Friday 9 May 2014

A fig leaf?

'Twas only yesterday I remarked that "The thing about protest parties, in full view of the media, is that they provide a platform for non-entities and excommunicated local politicians with galactic egos.  They need Ukip, and if they represent an ethnic minority, Ukip needs them.  But this is a Faustian pact.  The problem with craven narcissists seeking a platform is they tend to be a liability."

Enter Raj Chandran, failed Nottinghamshire PCC candidate, former mayor of Gedling (and Freemason) and former Commissioner for Racial Equality. He has joined UKIP and has said his party is not racist.  So that answers that then. Ukip is not a racist party after all.

As an appointment it's not as tokenistic as it would appear.  Ukip would shut down the Commission for Racial Equality overnight for sure, which is probably no bad thing, but it seems Chandran would too. The Guardian stops short of calling him an Uncle Tom, but the New Statesman does not. While Liam fox was accused of  "paying the race card" by Labour for suggesting doctors should be forced to speak English, just as the GMC proposed scrapping compulsory English tests, former GP Raj Chandran said: "This will be terrible. Doctors do not sell cars, they deal with lives. Instead of scrapping all tests, the GMC should give a compulsory crash course in English for all doctors, so that there are fewer mistakes in surgeries." Who could disagree?

However, by googling his name we find two incidences of grubby shenanigans. In October 2013, Nottinghamshire coroner Mairin Casey suspended an inquest into the death of Samantha Carmichael following concerns raised about the Pantiles Medical Centre, on Church Street, Sutton – run by Dr Qudsia Chandran and her husband Dr Raj Chandran – to allow for consultation with senior health officials. Ms Casey ruled that the poor care she received at the Pantiles Medical Centre did not contribute towards Mrs Carmichael’s death, and that she had not returned to the health centre following the first appointment.  But poor care is poor care.

That in itself does not raise an eyebrow but then having retired as a GP, we find his care home was investigated for poor care and financial irregularities regarding the expenses of residents. In May 2012, Manor House Care Home's contract was suspended by Nottinghamshire County Council because of concerns over care of residents. Those in glass houses should perhaps not throw stones.

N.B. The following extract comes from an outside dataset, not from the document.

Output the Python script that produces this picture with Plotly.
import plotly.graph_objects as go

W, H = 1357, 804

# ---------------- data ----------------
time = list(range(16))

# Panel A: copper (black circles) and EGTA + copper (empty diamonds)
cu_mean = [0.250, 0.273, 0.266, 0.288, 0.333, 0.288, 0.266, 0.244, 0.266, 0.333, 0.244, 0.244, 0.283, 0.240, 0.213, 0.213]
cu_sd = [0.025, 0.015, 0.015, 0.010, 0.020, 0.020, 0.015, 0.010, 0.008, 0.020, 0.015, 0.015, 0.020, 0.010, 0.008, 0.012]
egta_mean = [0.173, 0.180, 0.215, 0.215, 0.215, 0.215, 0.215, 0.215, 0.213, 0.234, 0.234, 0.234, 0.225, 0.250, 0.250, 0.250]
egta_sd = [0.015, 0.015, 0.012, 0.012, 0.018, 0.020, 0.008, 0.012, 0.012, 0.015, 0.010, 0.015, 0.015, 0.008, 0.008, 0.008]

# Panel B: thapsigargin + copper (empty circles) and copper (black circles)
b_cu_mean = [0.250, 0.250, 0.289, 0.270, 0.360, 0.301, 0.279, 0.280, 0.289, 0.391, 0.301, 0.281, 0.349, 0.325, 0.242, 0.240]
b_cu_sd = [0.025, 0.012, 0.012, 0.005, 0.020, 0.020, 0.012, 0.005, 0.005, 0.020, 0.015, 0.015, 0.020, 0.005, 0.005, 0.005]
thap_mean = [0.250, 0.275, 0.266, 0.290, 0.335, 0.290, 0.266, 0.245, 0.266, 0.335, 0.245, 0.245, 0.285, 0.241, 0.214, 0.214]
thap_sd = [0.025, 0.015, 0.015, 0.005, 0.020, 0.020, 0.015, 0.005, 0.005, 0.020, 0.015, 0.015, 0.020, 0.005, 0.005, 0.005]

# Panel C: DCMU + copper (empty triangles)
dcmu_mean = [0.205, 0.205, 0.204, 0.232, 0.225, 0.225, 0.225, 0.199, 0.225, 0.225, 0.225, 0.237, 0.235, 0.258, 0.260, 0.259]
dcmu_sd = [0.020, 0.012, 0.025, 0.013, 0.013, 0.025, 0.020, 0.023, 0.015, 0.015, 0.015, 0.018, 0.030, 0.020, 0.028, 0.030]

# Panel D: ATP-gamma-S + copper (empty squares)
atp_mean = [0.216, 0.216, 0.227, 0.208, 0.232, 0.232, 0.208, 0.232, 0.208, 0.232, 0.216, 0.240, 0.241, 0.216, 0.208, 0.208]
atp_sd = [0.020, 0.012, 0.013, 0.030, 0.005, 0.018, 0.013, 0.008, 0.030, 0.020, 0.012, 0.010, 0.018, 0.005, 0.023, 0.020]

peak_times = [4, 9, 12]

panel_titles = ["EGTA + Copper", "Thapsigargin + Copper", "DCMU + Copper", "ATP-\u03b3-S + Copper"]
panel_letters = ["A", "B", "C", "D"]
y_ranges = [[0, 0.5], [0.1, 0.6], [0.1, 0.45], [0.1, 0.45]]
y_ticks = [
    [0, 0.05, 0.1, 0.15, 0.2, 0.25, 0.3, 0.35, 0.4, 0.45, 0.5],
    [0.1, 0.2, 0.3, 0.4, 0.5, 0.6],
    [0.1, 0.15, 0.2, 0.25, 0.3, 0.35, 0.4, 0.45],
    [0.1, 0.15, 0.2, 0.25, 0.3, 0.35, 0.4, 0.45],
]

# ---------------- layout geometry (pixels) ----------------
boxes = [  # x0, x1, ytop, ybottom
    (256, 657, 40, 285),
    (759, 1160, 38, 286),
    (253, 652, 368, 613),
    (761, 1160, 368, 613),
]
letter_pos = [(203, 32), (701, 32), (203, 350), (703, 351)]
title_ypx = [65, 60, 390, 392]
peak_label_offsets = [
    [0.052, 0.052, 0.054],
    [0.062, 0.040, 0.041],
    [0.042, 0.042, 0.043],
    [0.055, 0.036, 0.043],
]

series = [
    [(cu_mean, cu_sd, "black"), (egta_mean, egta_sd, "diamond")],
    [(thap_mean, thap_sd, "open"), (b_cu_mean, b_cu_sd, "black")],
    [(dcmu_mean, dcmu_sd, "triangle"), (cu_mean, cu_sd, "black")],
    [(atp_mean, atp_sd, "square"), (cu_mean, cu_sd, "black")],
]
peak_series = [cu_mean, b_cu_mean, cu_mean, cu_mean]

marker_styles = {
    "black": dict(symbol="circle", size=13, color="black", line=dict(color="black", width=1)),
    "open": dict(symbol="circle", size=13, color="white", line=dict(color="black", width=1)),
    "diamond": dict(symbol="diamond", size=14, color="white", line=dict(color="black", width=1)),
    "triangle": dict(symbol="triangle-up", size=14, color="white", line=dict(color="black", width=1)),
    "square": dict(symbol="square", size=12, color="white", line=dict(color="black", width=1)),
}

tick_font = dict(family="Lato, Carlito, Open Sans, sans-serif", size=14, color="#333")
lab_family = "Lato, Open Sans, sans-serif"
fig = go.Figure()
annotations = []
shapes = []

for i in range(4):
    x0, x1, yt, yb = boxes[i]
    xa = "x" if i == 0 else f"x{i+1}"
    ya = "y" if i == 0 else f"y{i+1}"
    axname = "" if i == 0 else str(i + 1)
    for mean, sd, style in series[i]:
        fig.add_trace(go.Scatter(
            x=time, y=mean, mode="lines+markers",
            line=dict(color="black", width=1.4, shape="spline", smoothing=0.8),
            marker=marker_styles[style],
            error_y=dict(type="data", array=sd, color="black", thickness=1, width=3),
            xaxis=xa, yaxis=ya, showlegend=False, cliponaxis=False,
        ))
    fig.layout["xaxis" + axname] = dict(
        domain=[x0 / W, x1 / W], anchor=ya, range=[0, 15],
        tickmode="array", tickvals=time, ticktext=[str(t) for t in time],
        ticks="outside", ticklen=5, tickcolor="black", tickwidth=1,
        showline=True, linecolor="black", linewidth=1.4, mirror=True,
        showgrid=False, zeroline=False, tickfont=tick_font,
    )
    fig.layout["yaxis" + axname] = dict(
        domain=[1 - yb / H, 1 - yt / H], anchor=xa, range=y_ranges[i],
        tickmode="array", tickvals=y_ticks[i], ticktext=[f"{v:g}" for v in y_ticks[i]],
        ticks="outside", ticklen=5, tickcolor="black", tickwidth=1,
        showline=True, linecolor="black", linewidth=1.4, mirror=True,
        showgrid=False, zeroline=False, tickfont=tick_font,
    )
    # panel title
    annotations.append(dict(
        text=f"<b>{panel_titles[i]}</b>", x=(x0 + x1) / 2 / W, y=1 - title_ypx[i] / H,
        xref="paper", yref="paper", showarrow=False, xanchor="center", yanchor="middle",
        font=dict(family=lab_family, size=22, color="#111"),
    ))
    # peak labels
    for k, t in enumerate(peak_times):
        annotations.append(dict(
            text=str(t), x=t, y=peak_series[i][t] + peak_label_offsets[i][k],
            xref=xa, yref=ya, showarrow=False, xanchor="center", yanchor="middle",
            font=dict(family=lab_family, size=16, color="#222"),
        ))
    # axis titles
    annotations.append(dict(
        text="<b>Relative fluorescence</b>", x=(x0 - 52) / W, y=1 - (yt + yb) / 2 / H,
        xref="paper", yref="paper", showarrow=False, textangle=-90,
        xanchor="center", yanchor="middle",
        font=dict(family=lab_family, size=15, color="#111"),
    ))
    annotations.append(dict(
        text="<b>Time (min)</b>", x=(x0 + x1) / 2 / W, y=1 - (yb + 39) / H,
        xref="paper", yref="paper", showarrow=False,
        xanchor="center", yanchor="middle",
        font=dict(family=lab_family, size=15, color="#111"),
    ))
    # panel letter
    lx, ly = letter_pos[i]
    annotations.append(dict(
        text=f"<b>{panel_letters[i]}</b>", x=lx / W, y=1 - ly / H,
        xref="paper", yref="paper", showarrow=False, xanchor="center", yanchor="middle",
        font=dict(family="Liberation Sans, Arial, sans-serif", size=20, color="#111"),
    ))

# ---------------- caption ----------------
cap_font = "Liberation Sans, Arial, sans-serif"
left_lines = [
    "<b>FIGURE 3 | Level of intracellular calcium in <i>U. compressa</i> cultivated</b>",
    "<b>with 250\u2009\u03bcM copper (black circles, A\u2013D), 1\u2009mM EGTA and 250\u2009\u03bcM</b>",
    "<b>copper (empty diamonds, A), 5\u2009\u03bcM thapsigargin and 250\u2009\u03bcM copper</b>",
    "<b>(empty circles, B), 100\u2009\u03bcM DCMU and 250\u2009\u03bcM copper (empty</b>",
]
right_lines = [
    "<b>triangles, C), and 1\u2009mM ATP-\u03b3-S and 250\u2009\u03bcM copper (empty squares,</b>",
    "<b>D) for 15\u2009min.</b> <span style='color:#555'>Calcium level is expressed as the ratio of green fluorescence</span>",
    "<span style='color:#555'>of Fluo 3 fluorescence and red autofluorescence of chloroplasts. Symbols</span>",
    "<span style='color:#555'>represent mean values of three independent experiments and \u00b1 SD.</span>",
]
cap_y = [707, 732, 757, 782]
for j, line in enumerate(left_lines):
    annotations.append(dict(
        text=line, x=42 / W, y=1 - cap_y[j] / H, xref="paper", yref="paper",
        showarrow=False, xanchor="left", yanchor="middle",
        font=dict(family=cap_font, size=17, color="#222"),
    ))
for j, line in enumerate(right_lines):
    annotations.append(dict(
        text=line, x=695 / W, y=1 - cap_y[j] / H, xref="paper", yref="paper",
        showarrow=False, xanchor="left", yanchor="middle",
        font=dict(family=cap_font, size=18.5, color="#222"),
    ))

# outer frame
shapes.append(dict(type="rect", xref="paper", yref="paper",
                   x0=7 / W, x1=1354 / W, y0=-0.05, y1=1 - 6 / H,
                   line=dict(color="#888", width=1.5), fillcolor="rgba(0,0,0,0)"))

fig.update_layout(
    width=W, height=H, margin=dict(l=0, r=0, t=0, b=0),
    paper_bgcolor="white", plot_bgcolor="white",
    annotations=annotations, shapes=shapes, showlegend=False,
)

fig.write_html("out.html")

Turning to the man's politics, in his PCC manifesto, Chadran wants to increase the amount of police in the Nottinghamshire by five hundred special police constables and four hundred community protection officers, as well as ‘upgrading’ community support officers. By upgrading, he means giving powers of arrest to PCSO's, which is absolutely terrifying (assuming that is within the gift of a PCC).  Where he thinks those 500 volunteers are going to come from I don't know, but it all seems rather at odds with Ukip since Norfolk's Ukip PCC candidate branded PCSOs as "plastic policemen". I'm sure he is not out of step with the rest of Ukip, or most taxpayers for that matter.

Small beer you might say, but Chandran is clearly a man with political ambitions who, while having enjoyed some success, his polling as a PCC candidate suggests that he needs Ukip as much as Ukip needs him.  Having selected a quangocrat from the CRE, it is surely an asset to the Cult of Farage, but Ukip should be careful. Ukip tends to be the end-of-line dustbin and last-chance-saloon for politicians whose credibility is spent (see Hamilton, Neil).

While it may be that Chandran's views are simply not politically correct enough for the mainstream parties, and the contract suspension by Nottinghamshire County Council may well be politically motivated (having been a mayor in the region), there ain't quite nothing quite so murky as UK local politics, and if there is muck to be raked, the Guardian will most certainly rake it.  While the public don't seem to mind Farage having his hands in the till, the public take a very dim view of poorly run care homes. Ukippers should hope that Farage has taken greater care in vetting him than recent appointments.  There is room for colourful characters, but not crooks.

That said, if Ukip thinks this appointment gets them off the hook whenever the r-word rears its ugly head, it is not out of the woods just yet.  If the the latest bill posters set the tone and nature of Ukip campaigning for the future they won't have seen their last embarrassment, and if they think a fig-leaf appointment like this will help them shake it, they are mistaken. Without addressing the more fundamental flaws in Ukip's make up, it will be bumping its head on that glass ceiling soon enough.